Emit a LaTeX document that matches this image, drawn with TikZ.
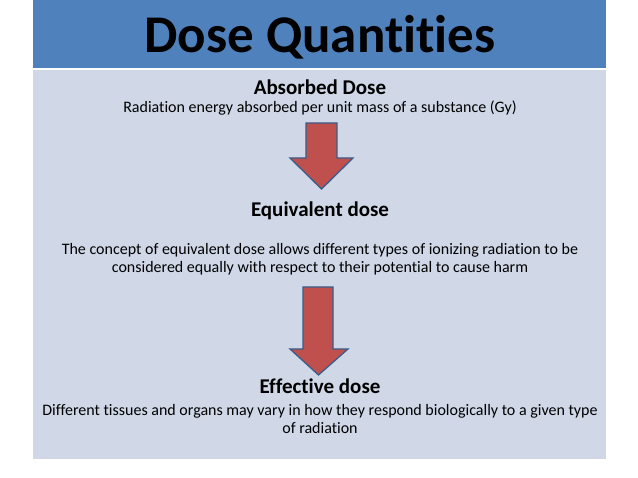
\documentclass[tikz,border=0pt]{standalone}
\usepackage{fontspec}
\setmainfont[Ligatures=NoCommon]{Carlito}
\definecolor{titleblue}{HTML}{4F81BD}
\definecolor{bodygrey}{HTML}{D0D8E8}
\definecolor{arrowred}{HTML}{C0504D}
\definecolor{arrowedge}{HTML}{385D8A}
\tikzset{
  headtxt/.style={anchor=base, inner sep=0pt, font=\fontsize{21}{25}\selectfont\bfseries},
  bodytxt/.style={anchor=base, inner sep=0pt, font=\fontsize{16}{19}\selectfont},
  blockarrow/.style={fill=arrowred, draw=arrowedge, line width=1.3pt, line join=miter}
}
\begin{document}
\begin{tikzpicture}[x=1pt,y=-1pt]
\useasboundingbox (0,0) rectangle (638,478);
\fill[titleblue] (33,0) rectangle (606,68);
\fill[bodygrey] (33,70) rectangle (606,459);
\node[anchor=base, inner sep=0pt, font=\fontsize{53}{60}\selectfont\bfseries] (title) at (320,53) {Dose Quantities};
\node[headtxt] (absorbed) at (320,94.5) {Absorbed Dose};
\node[bodytxt] (absdesc) at (320,112.5) {Radiation energy absorbed per unit mass of a substance (Gy)};
\node[headtxt] (equiv) at (320,216.5) {Equivalent dose};
\node[bodytxt] (equivdescA) at (320,255) {The concept of equivalent dose allows different types of ionizing radiation to be};
\node[bodytxt] (equivdescB) at (320,273) {considered equally with respect to their potential to cause harm};
\node[headtxt] (effective) at (320,393.5) {Effective dose};
\node[bodytxt] (effdescA) at (320,416) {Different tissues and organs may vary in how they respond biologically to a given type};
\node[bodytxt] (effdescB) at (320,433.5) {of radiation};
\draw[blockarrow] (306,123) -- (337,123) -- (337,158) -- (353,158) -- (321.5,189) -- (290,158) -- (306,158) -- cycle;
\draw[blockarrow] (303,287) -- (333,287) -- (333,349) -- (348,349) -- (318.5,375) -- (290,349) -- (303,349) -- cycle;
\end{tikzpicture}
\end{document}
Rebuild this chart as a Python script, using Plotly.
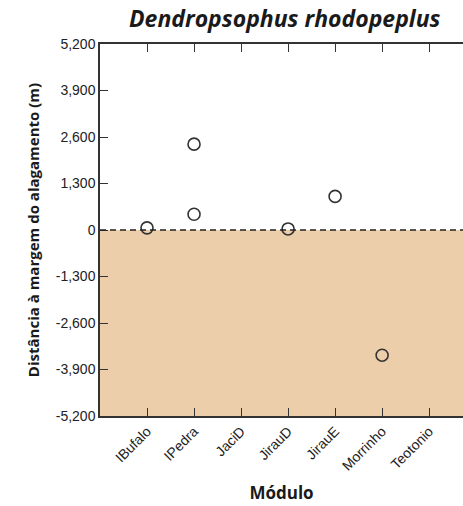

++++++++

** DO THIS **
Pictures are excluded; copy all other data exactly as shown.

** OUTPUT OF THE EXERCISE **
Emit a LaTeX document that matches this image, drawn with TikZ.
\documentclass[tikz,border=0pt]{standalone}
\usepackage{fontspec}
\setmainfont[Ligatures=NoCommon]{Carlito}
\definecolor{titleblue}{HTML}{4F81BD}
\definecolor{bodygrey}{HTML}{D0D8E8}
\definecolor{arrowred}{HTML}{C0504D}
\definecolor{arrowedge}{HTML}{385D8A}
\tikzset{
  headtxt/.style={anchor=base, inner sep=0pt, font=\fontsize{21}{25}\selectfont\bfseries},
  bodytxt/.style={anchor=base, inner sep=0pt, font=\fontsize{16}{19}\selectfont},
  blockarrow/.style={fill=arrowred, draw=arrowedge, line width=1.3pt, line join=miter}
}
\begin{document}
\begin{tikzpicture}[x=1pt,y=-1pt]
\useasboundingbox (0,0) rectangle (638,478);
\fill[titleblue] (33,0) rectangle (606,68);
\fill[bodygrey] (33,70) rectangle (606,459);
\node[anchor=base, inner sep=0pt, font=\fontsize{53}{60}\selectfont\bfseries] (title) at (320,53) {Dose Quantities};
\node[headtxt] (absorbed) at (320,94.5) {Absorbed Dose};
\node[bodytxt] (absdesc) at (320,112.5) {Radiation energy absorbed per unit mass of a substance (Gy)};
\node[headtxt] (equiv) at (320,216.5) {Equivalent dose};
\node[bodytxt] (equivdescA) at (320,255) {The concept of equivalent dose allows different types of ionizing radiation to be};
\node[bodytxt] (equivdescB) at (320,273) {considered equally with respect to their potential to cause harm};
\node[headtxt] (effective) at (320,393.5) {Effective dose};
\node[bodytxt] (effdescA) at (320,416) {Different tissues and organs may vary in how they respond biologically to a given type};
\node[bodytxt] (effdescB) at (320,433.5) {of radiation};
\draw[blockarrow] (306,123) -- (337,123) -- (337,158) -- (353,158) -- (321.5,189) -- (290,158) -- (306,158) -- cycle;
\draw[blockarrow] (303,287) -- (333,287) -- (333,349) -- (348,349) -- (318.5,375) -- (290,349) -- (303,349) -- cycle;
\end{tikzpicture}
\end{document}
Rebuild this chart as a Python script, using Plotly.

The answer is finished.